Estate planning isn’t only for what happens after death

Wills, trusts and beneficiary designations are words often associated with planning for what happens after a Delaware resident’s death. What about words like power of attorney, health care directive and living will? These aspects of estate planning are equally as important to the process because they focus on taking care of an individual during life in the event that they become unable to make decisions for or otherwise take care of themselves at some point due to age, accident or illness.

Who will make health care decisions under these circumstances? Without proper planning, that might be up to a Delaware court instead of the incapacitated person. Family members may end up in court arguing over who should have the right to make these decisions, and in the meantime, the individual may need more immediate attention. A health care power of attorney could appoint someone of the individual’s choosing to take care of this crucial task.

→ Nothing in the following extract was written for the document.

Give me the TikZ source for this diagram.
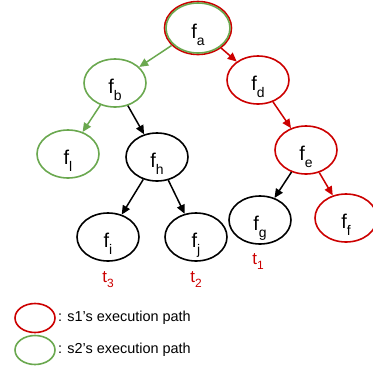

Who will pay the bills and take care of other financial decisions? Again, without planning, the courts may be deciding who will handle these tasks. Instead, the individual could make that decision beforehand. He or she would also have the opportunity to limit the financial tasks the agent handles. These documents could also require certification from a doctor or some other appropriate authority in order for them to be used.

Maintaining control of how things progress is one of the primary purposes of estate planning. Failing to use this power for incapacitation could end up being a mistake. There is nothing wrong with an individual taking care of his or herself first before making arrangements to care for everyone else after death.